* _PROBLEM TO WORK ON_
Give only the count of lines containing "chart".

* _RAW DATA_
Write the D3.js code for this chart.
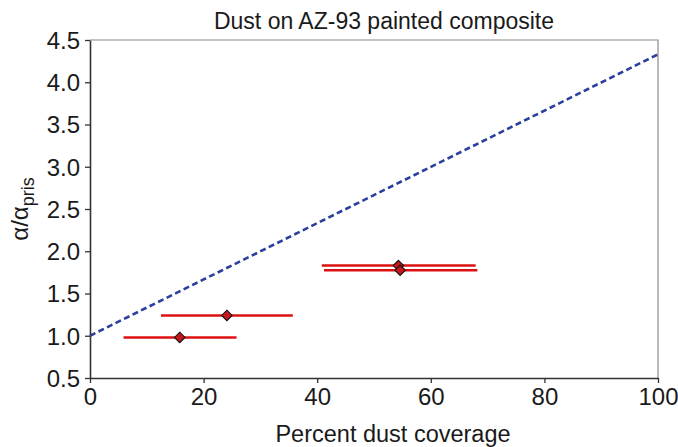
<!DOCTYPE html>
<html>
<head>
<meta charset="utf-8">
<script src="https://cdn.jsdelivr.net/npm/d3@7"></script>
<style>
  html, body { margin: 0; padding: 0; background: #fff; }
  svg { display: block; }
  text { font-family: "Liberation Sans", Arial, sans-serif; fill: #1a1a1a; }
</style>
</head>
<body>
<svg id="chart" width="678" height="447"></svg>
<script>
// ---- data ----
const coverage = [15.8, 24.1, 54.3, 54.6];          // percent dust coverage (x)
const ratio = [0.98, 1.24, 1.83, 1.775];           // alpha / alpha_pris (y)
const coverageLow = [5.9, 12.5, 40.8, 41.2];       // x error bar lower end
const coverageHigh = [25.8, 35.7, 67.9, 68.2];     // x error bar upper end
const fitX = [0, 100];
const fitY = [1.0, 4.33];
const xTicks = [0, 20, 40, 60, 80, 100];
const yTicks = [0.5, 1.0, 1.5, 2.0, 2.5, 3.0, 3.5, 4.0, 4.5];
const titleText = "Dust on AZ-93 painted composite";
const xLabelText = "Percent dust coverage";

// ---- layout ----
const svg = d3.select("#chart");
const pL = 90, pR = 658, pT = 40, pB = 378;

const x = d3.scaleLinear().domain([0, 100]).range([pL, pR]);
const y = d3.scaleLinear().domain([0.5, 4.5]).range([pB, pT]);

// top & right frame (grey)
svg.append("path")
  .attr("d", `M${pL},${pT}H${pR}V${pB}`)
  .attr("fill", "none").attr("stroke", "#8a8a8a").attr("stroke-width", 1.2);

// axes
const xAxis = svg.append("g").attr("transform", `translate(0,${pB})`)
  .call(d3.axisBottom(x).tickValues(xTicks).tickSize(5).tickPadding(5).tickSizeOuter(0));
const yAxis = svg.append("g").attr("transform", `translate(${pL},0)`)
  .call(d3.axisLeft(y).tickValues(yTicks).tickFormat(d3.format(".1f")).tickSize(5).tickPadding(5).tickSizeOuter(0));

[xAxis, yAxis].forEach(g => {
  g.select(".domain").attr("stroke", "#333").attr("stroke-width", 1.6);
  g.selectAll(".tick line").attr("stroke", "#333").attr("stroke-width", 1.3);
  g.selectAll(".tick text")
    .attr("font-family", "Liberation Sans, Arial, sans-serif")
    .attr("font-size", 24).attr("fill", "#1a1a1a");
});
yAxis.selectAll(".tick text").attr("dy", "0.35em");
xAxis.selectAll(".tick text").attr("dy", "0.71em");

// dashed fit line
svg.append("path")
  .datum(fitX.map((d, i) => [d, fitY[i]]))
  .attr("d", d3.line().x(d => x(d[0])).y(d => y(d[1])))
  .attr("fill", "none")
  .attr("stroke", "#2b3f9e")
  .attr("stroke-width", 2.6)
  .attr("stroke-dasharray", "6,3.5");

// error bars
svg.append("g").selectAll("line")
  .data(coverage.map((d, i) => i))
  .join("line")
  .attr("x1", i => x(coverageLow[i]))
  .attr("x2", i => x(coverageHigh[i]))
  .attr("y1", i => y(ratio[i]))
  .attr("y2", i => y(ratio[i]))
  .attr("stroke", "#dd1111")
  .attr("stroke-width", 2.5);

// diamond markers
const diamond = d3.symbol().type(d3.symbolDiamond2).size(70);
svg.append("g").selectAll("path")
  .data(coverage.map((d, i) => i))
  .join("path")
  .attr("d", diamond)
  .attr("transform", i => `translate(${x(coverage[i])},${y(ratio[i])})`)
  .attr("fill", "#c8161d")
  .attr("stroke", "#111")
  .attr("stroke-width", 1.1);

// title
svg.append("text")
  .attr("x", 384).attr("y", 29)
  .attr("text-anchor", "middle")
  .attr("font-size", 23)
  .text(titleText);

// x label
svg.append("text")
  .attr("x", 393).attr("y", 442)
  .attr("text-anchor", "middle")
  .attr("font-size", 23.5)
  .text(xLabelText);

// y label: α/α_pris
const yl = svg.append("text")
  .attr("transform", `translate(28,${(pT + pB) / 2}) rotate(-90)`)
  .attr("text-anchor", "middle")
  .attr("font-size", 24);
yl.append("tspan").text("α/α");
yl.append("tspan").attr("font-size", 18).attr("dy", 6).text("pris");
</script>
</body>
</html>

* _WRITTEN SOLUTION_
3